While Dean is changing the water bottle for Lorelai on the back porch, Rory comes out to talk to him. (Apparently the Gilmores always drink bottled water – I don’t know if the Stars Hollow water supply is undrinkable, or if Lorelai and Rory prefer the taste of bottled water, or drink it for health reasons, or some other reason. Much of the Connecticut water supply has chromium-6 in it, the cancer-causing agent that featured in the 2000 biographical film Erin Brockovich, but the official statement is that it is at levels too low to be dangerous. The Gilmores may be playing it safe, especially as eleven other cancer-causing agents have been detected in the Connecticut water supply at levels above the legal limits).

Rory invites Dean to come with her to the special dinner her grandparents are giving in her honour. Emily told Rory she could “invite her friends” to the dinner, probably meaning her “friends” from Chilton (Emily doesn’t know that Rory is currently at outs with the few friends she has made at school). She almost certainly did not mean Rory to invite Dean, who she last saw taking Rory to a school dance, which ended in disaster when the pair of them fell asleep and didn’t get home until dawn.

Dean has the good sense to point out that Rory’s grandparents probably aren’t madly keen to see him again, but eventually accepts Rory’s invitation to please her (their relationship has only just re-kindled, and he probably doesn’t want to start off by saying no to her).
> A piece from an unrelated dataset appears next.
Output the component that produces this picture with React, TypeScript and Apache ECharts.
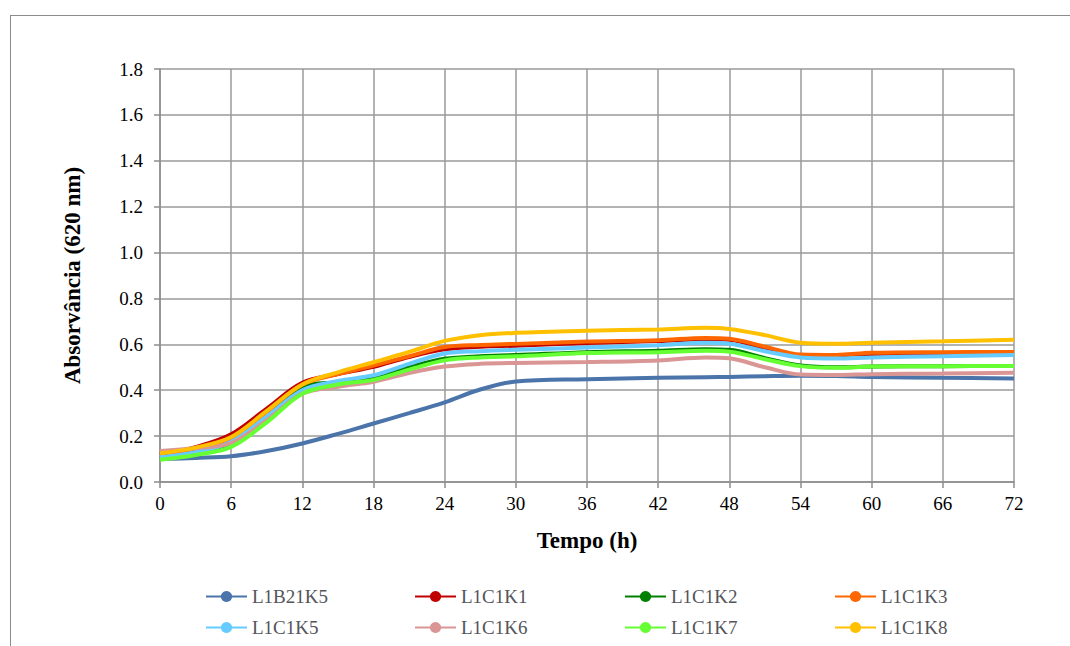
import React, { useEffect, useRef } from "react";
import * as echarts from "echarts";

const hours = [0, 3, 6, 9, 12, 15, 18, 21, 24, 27, 30, 36, 42, 46, 48, 51, 54, 57, 60, 66, 72];

const seriesNames = ["L1B21K5", "L1C1K1", "L1C1K2", "L1C1K3", "L1C1K5", "L1C1K6", "L1C1K7", "L1C1K8"];
const seriesColors = ["#4a74aa", "#c00000", "#008000", "#ff6600", "#66ccff", "#d99694", "#66ff33", "#ffc000"];

const L1B21K5 = [0.1, 0.105, 0.112, 0.135, 0.168, 0.21, 0.255, 0.3, 0.347, 0.403, 0.438, 0.448, 0.454, 0.457, 0.458, 0.461, 0.463, 0.462, 0.458, 0.454, 0.451];
const L1C1K1 = [0.12, 0.152, 0.208, 0.32, 0.432, 0.47, 0.502, 0.545, 0.578, 0.59, 0.594, 0.606, 0.614, 0.622, 0.62, 0.58, 0.552, 0.553, 0.558, 0.562, 0.564];
const L1C1K2 = [0.102, 0.125, 0.165, 0.28, 0.412, 0.435, 0.452, 0.5, 0.537, 0.548, 0.553, 0.566, 0.572, 0.579, 0.576, 0.54, 0.508, 0.5, 0.503, 0.505, 0.506];
const L1C1K3 = [0.115, 0.14, 0.19, 0.305, 0.425, 0.47, 0.508, 0.548, 0.588, 0.597, 0.602, 0.612, 0.618, 0.628, 0.624, 0.59, 0.556, 0.554, 0.563, 0.566, 0.567];
const L1C1K5 = [0.108, 0.13, 0.175, 0.285, 0.4, 0.44, 0.465, 0.515, 0.56, 0.57, 0.576, 0.586, 0.596, 0.607, 0.603, 0.57, 0.543, 0.538, 0.543, 0.548, 0.553];
const L1C1K6 = [0.135, 0.148, 0.17, 0.27, 0.385, 0.415, 0.437, 0.475, 0.503, 0.515, 0.519, 0.523, 0.53, 0.543, 0.539, 0.5, 0.468, 0.466, 0.47, 0.473, 0.476];
const L1C1K7 = [0.097, 0.118, 0.153, 0.26, 0.385, 0.425, 0.445, 0.49, 0.53, 0.543, 0.548, 0.562, 0.566, 0.572, 0.568, 0.535, 0.505, 0.498, 0.503, 0.505, 0.506];
const L1C1K8 = [0.125, 0.15, 0.196, 0.31, 0.425, 0.478, 0.522, 0.567, 0.615, 0.64, 0.65, 0.659, 0.665, 0.672, 0.667, 0.64, 0.607, 0.602, 0.607, 0.613, 0.62];

const seriesValues = [L1B21K5, L1C1K1, L1C1K2, L1C1K3, L1C1K5, L1C1K6, L1C1K7, L1C1K8];

const legendLefts = [200, 409, 619, 829];
const legendTops = [582, 613];

const FONT = "Liberation Serif";

export default function App() {
  const ref = useRef<HTMLDivElement>(null);
  useEffect(() => {
    document.body.style.margin = "0";
    const chart = echarts.init(ref.current!, null, { renderer: "svg" });
    const legends = seriesNames.map((name, i) => ({
      data: [name],
      left: legendLefts[i % 4],
      top: legendTops[Math.floor(i / 4)],
      itemWidth: 41,
      itemHeight: 14,
      textStyle: { fontFamily: FONT, fontSize: 19 },
    }));
    chart.setOption({
      animation: false,
      legend: legends,
      grid: { left: 160, top: 69, width: 854, height: 413 },
      xAxis: {
        type: "value",
        min: 0,
        max: 72,
        interval: 6,
        name: "Tempo (h)",
        nameLocation: "middle",
        nameGap: 47,
        nameTextStyle: { fontFamily: FONT, fontSize: 23, fontWeight: "bold", color: "#000" },
        axisLine: { show: true, lineStyle: { color: "#8c8c8c", width: 1.5 } },
        axisTick: { show: true, length: 6, lineStyle: { color: "#8c8c8c", width: 1.5 } },
        axisLabel: { fontFamily: FONT, fontSize: 19, color: "#000", margin: 12 },
        splitLine: { show: true, lineStyle: { color: "#9a9a9a", width: 1.5 } },
      },
      yAxis: {
        type: "value",
        min: 0,
        max: 1.8,
        interval: 0.2,
        name: "Absorvância (620 nm)",
        nameLocation: "middle",
        nameGap: 76,
        nameRotate: 90,
        nameTextStyle: { fontFamily: FONT, fontSize: 23, fontWeight: "bold", color: "#000" },
        axisLine: { show: true, lineStyle: { color: "#8c8c8c", width: 1.5 } },
        axisTick: { show: true, length: 6, lineStyle: { color: "#8c8c8c", width: 1.5 } },
        axisLabel: {
          fontFamily: FONT,
          fontSize: 19,
          color: "#000",
          margin: 17,
          formatter: (v: number) => v.toFixed(1),
        },
        splitLine: { show: true, lineStyle: { color: "#9a9a9a", width: 1.5 } },
      },
      series: seriesNames.map((name, i) => ({
        name,
        type: "line",
        data: hours.map((h, j) => [h, seriesValues[i][j]]),
        smooth: 0.35,
        symbol: "none",
        color: seriesColors[i],
        lineStyle: { width: 4, color: seriesColors[i] },
      })),
    });
    return () => chart.dispose();
  }, []);
  return (
    <div style={{ position: "relative", width: 1070, height: 646, overflow: "hidden", background: "#fff" }}>
      <div
        style={{
          position: "absolute",
          left: 10,
          top: 15,
          width: 1100,
          height: 700,
          border: "1.3px solid #8c8c8c",
          boxSizing: "border-box",
        }}
      />
      <div ref={ref} style={{ position: "absolute", left: 0, top: 0, width: 1070, height: 646 }} />
    </div>
  );
}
The scene is shot almost like a proposal – Dean is kneeling at Rory’s feet with the water bottle, while she holds out her hands in supplication, as if ready to receive a ring. It’s a reminder that Lorelai never got this traditional down-on-your-knees proposal from Max. If you look at how happy and excited Rory appears at the thought of taking Dean to her dinner, it’s in stark contrast to the sad, anxious face Lorelai has when we see her and Max getting engaged over the phone.

The show seems to be saying, “This is what you deserve, Lorelai: this is how happy you should be”.

Tears and Laughter: The Joan and Melissa Rivers Story

This 1994 television movie directed by Oz Scott is the movie Lorelai and Rory watch with Dean. It has been previously mentioned as a biographical drama film in which Joan and Melissa Rivers played themselves, recreating key moments in their lives together.

Lorelai mentions some of these, such as the suicide of Melissa’s father, Edgar Rosenberg in 1987; Joan getting banned from The Tonight Show, where she first became famous, in 1986 (she didn’t return until 2014); and Joan forcing Melissa to get a nose job at eighteen which matched her mother’s nose job around 1986.

The film was panned as critics as strange, embarassing and self-indulgent, so Lorelai and Rory are not alone in mocking it. I would imagine they are watching a video of the movie which Lorelai taped off TV.

Rory has just got back with Dean, and he is immediately returned to the status quo of watching movies chosen by his girlfriend and her mother, and doing chores for Lorelai. I guess we’re meant to assume that just being permitted to love a Gilmore girl is so wonderful that you will allow yourself to be treated like a nonentity in sheer gratitude.